しかし、最終的な社長の判断は部長の判断とは違う可能性がある。それは「判断材料」が違うからだ。部長は現場を見て判断するが、社長は会社をトータルで見て判断する。
そこには「目の前の課題」だけではない、例えば「将来の課題」も含まれていたりする。
監督の「判断材料」は社長に近くなる。「勝つカタチ」を見つけ出し、そこに向かって進むために、「目の前のバッター」は打てそうにない。コーチは「代打」を進言する。そのコーチの判断は「その時点」では正しいけど、監督は「将来を含め」トータルでも判断をしなければいけない。
──ここでは打てないかもしれないけれど、その打席があったおかげで次のバッターが楽に入れて打てるかもしれない。
あるいは、
──ここで打てなくても、この投手と対戦することは必ず、シーズン後半に生きる。
監督はそんなことを考えている。
三原さんの言う「鵜吞みにするな」とは、そういう違いを理解しろということだろう。
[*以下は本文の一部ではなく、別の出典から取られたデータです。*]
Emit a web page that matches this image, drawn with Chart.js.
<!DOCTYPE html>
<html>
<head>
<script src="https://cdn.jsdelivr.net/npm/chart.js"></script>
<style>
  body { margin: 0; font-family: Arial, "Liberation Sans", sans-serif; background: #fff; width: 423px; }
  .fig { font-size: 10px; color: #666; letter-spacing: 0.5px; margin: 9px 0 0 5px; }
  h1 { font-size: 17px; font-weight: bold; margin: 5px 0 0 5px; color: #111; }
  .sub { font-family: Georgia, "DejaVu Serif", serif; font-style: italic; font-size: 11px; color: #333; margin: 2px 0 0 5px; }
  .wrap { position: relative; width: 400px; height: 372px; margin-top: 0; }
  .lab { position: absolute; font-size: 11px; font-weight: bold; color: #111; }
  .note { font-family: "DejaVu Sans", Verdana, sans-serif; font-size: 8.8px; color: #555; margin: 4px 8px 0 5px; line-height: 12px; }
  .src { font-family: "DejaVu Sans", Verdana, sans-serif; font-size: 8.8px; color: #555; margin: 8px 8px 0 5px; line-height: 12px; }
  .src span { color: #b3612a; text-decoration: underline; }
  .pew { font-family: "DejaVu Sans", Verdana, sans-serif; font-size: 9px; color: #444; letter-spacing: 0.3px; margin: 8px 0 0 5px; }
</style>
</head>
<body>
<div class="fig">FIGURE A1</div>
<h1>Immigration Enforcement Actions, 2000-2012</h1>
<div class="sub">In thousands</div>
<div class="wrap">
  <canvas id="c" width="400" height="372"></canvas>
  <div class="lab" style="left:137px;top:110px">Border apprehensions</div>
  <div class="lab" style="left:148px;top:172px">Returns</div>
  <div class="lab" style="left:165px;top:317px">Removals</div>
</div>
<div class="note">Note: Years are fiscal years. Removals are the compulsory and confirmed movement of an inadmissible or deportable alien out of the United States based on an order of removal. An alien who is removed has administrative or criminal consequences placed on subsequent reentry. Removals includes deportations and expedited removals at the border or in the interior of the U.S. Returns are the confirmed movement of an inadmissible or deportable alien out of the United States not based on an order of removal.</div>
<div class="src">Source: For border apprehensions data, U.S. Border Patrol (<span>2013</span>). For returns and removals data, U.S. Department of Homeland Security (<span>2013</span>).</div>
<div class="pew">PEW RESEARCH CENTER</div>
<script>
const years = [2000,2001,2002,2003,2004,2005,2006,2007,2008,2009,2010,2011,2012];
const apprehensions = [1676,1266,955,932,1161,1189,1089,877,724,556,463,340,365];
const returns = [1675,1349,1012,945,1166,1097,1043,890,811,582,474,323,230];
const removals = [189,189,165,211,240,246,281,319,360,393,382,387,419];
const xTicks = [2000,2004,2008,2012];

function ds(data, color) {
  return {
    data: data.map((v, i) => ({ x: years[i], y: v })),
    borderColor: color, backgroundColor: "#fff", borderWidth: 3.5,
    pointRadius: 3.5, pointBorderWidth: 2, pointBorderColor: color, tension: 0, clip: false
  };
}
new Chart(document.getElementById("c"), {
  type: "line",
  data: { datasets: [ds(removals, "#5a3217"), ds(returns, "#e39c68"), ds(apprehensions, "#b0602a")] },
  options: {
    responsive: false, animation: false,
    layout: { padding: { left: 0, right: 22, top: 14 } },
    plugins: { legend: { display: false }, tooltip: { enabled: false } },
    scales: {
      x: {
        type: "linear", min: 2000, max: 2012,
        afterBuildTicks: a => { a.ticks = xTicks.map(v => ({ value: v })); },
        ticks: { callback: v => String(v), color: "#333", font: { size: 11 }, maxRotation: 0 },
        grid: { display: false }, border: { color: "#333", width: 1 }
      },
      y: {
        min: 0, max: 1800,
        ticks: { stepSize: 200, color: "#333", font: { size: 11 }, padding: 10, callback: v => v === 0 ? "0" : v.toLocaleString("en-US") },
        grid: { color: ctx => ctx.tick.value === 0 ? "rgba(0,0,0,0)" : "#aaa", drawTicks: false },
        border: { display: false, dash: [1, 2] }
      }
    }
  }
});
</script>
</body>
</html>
この点について三原さんはかなりはっきりと言語化されていて、「評価が正しいからといってその意見を鵜吞みにすると、組織を運営する上ではマイナスになる」とまで書いていた。
結局、監督はチームを成長させるために、コーチを信じながら、違う判断材料で決断を下していく必要がある。それが出来ないと「勝つカタチ」を作ることができないのだ。
こうした経験を重ねて臨んだ侍ジャパンでは、実はほとんどのことを「監督」が決めていた。
コーチの意見を信頼、尊重する点については、しっかり議論をし、彼らの意見を聞くことで実現し、一方で実際の作戦「こうなったらこうしよう」という戦術はトータルで見た時、つまり「世界一」「アメリカを倒す」ということを考えた時に必要だと思うことを、自分で決めていたのだ。
これを「最終的に監督が決めたことが良かった」と捉えるべきではない。コーチと監督の関係として、判断基準が違うことを自覚しながらコーチの意見に全幅の信頼を置く。ここが肝だった。